Lester then missed twice to Ransom before leaving a fastball right where he could whack it for a double to score the Yankees' first run.
"You get into that mindset where you're trying to make perfect-location pitches all the time," he said. "I guess you just have to get into the flow of things and get into your game plan and try to execute pitches. At times, I did that pretty well. At times, it got my into some deep counts -- and with the Yankees, you can't do that."
Lester pointed specifically to an at-bat by Johnny Damon in the third inning as an example of nibbling and nitpicking. His memory wasn't exactly right -- he remembered going to an 0-2 count even though it went to 1-1 and then 1-2 -- but the point he made still was interesting.
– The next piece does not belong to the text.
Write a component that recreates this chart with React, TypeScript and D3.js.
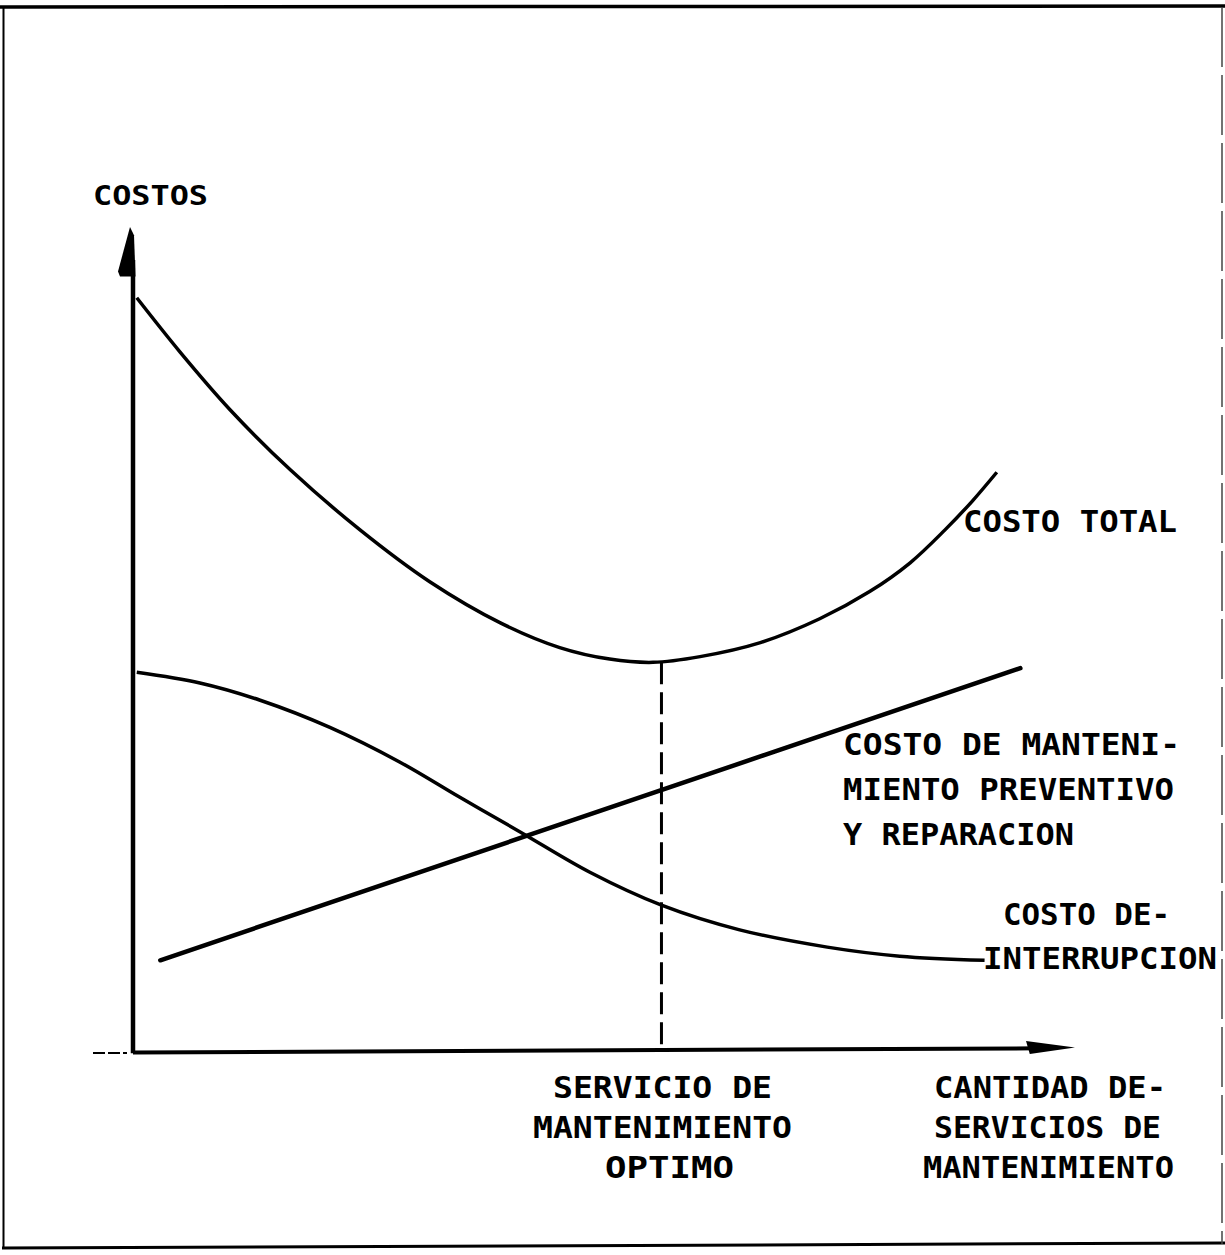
import React from "react";
import * as d3 from "d3";

// Values (x: quantity of maintenance service 0-100, y: cost 0-100)
const costoTotal: [number, number][] = [
  [0.4, 91.4], [5.0, 84.8], [10.3, 77.8], [16.7, 70.5], [24.1, 63.2], [31.5, 56.9],
  [39.0, 51.9], [45.3, 48.9], [50.6, 47.5], [55.2, 47.1], [60.2, 47.8], [66.6, 49.5],
  [72.9, 52.4], [78.2, 55.7], [82.5, 59.2], [86.2, 63.2], [89.1, 66.7], [91.7, 70.2],
];
const costoInterrupcion: [number, number][] = [
  [0.4, 45.9], [7.1, 44.6], [13.5, 42.5], [20.9, 39.2], [28.3, 35.0], [34.7, 30.7],
  [41.1, 26.5], [48.5, 21.6], [56.1, 17.6], [64.4, 14.6], [73.7, 12.5], [81.4, 11.4],
  [90.4, 10.9],
];
const costoMantenimiento: [number, number][] = [[2.9, 10.9], [94.2, 46.4]];
const optimoX = 56.1;

const labelCostos = "COSTOS";
const labelTotal = "COSTO TOTAL";
const labelMant = ["COSTO DE MANTENI-", "MIENTO PREVENTIVO", "Y REPARACION"];
const labelInterr = ["COSTO DE-", "INTERRUPCION"];
const labelOptimo = ["SERVICIO DE", "MANTENIMIENTO", "OPTIMO"];
const labelCantidad = ["CANTIDAD DE-", "SERVICIOS DE", "MANTENIMIENTO"];

const W = 1225;
const H = 1255;
const x = d3.scaleLinear().domain([0, 100]).range([133, 1075]);
const y = d3.scaleLinear().domain([0, 100]).range([1050, 227]);

const line = d3
  .line<[number, number]>()
  .x((d) => x(d[0]))
  .y((d) => y(d[1]))
  .curve(d3.curveCatmullRom.alpha(0.5));

const font = "'DejaVu Sans Mono', 'Liberation Mono', monospace";

function T({ s, x0, yb, w, size = 30 }: { s: string; x0: number; yb: number; w: number; size?: number }) {
  return (
    <text
      x={x0}
      y={yb}
      fontFamily={font}
      fontWeight="bold"
      fontSize={size}
      textLength={w}
      lengthAdjust="spacingAndGlyphs"
      fill="#000"
    >
      {s}
    </text>
  );
}

export default function App() {
  const minTotal = d3.min(costoTotal.filter((d) => Math.abs(d[0] - optimoX) < 2), (d) => d[1]) ?? 47;
  return (
    <svg
      width={W}
      height={H}
      viewBox={`0 0 ${W} ${H}`}
      style={{ position: "absolute", left: 0, top: 0, background: "#fff" }}
    >
      <rect x={0} y={0} width={W} height={H} fill="#fff" />
      {/* frame */}
      <line x1={0} y1={7} x2={W} y2={6} stroke="#000" strokeWidth={3.5} />
      <line x1={3.5} y1={7} x2={3.5} y2={1247} stroke="#000" strokeWidth={2} />
      <line x1={2} y1={1248} x2={W} y2={1243} stroke="#000" strokeWidth={3} />
      <line x1={1222} y1={7} x2={1222} y2={1244} stroke="#444" strokeWidth={1.5} strokeDasharray="60 8" />

      {/* axes */}
      <line x1={x(0)} y1={y(-0.4)} x2={x(0)} y2={y(96)} stroke="#000" strokeWidth={4.5} />
      <path
        d={`M${x(0) - 3},${y(100)} L${x(0) - 15},${y(94.6)} L${x(0) - 13},${y(94.0)} L${x(0) + 2.5},${y(94.0)} L${x(0) + 1},${y(99)} Z`}
        fill="#000"
      />
      <line x1={x(0)} y1={y(-0.3)} x2={x(96)} y2={y(0.2)} stroke="#000" strokeWidth={4} />
      <path
        d={`M${x(94.8)},${y(1.1)} L${x(100)},${y(0.3)} L${x(95.2)},${y(-0.5)} Z`}
        fill="#000"
      />
      <line x1={93} y1={y(-0.35)} x2={127} y2={y(-0.35)} stroke="#000" strokeWidth={2} strokeDasharray="12 3" />

      {/* curves */}
      <path d={line(costoTotal) ?? ""} fill="none" stroke="#000" strokeWidth={3.5} />
      <path d={line(costoInterrupcion) ?? ""} fill="none" stroke="#000" strokeWidth={3.5} />
      <path d={line(costoMantenimiento) ?? ""} fill="none" stroke="#000" strokeWidth={4.5} strokeLinecap="round" />

      {/* optimum */}
      <line
        x1={x(optimoX)}
        y1={y(minTotal)}
        x2={x(optimoX)}
        y2={y(0)}
        stroke="#000"
        strokeWidth={3}
        strokeDasharray="22 8"
      />

      {/* labels */}
      <T s={labelCostos} x0={93} yb={205} w={115} size={27} />
      <T s={labelTotal} x0={963} yb={532} w={214} />
      <T s={labelMant[0]} x0={843} yb={755} w={337} />
      <T s={labelMant[1]} x0={843} yb={800} w={331} />
      <T s={labelMant[2]} x0={843} yb={845} w={231} />
      <T s={labelInterr[0]} x0={1003} yb={925} w={167} />
      <T s={labelInterr[1]} x0={983} yb={969} w={234} />
      <T s={labelOptimo[0]} x0={553} yb={1098} w={219} />
      <T s={labelOptimo[1]} x0={533} yb={1138} w={259} />
      <T s={labelOptimo[2]} x0={605} yb={1178} w={129} />
      <T s={labelCantidad[0]} x0={934} yb={1098} w={232} />
      <T s={labelCantidad[1]} x0={934} yb={1138} w={227} />
      <T s={labelCantidad[2]} x0={923} yb={1178} w={251} />
    </svg>
  );
}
"I got ahead of him 0-2 and then 1-2 and then 2-2 and then 3-2," he said. "Instead of just going right back after him 0-2, I started nitpicking around and trying to do stuff we normally don't do" -- including a curveball in the dirt, well out of the strike zone -- "and that's my fault, not 'Tek's fault at all. I've got to do a better job of executing pitches. Once I've got a guy 0-2, I've got, really, two shots to throw pitches out of the zone and see if he chases and if he doesn't, to go right back into the zone and see if we can get him out that way."
And while he was well aware of how high his pitch count was -- "It's hard not to notice; it's up on the big screen out in center field" -- he did his best not to let that affect him. His final inning, in fact, might have been his most effective inning. He got Melky Cabrera to fly to center field (albeit deep center field) and allowed a single to left off the bat of Molina but induced a double-play ball to get out of it.
"If you start getting wrapped up in pitch counts and how many pitches you're throwing, you're not focusing on the right thing," he said. "I knew I had a lot of pitches coming out of the fifth, but I was hoping Tito and John (Farrell) would let me go back out there for the sixth. ... It was good to end on a pretty clean note. I threw some good pitches in that last inning, so I'll carry that over to the last start."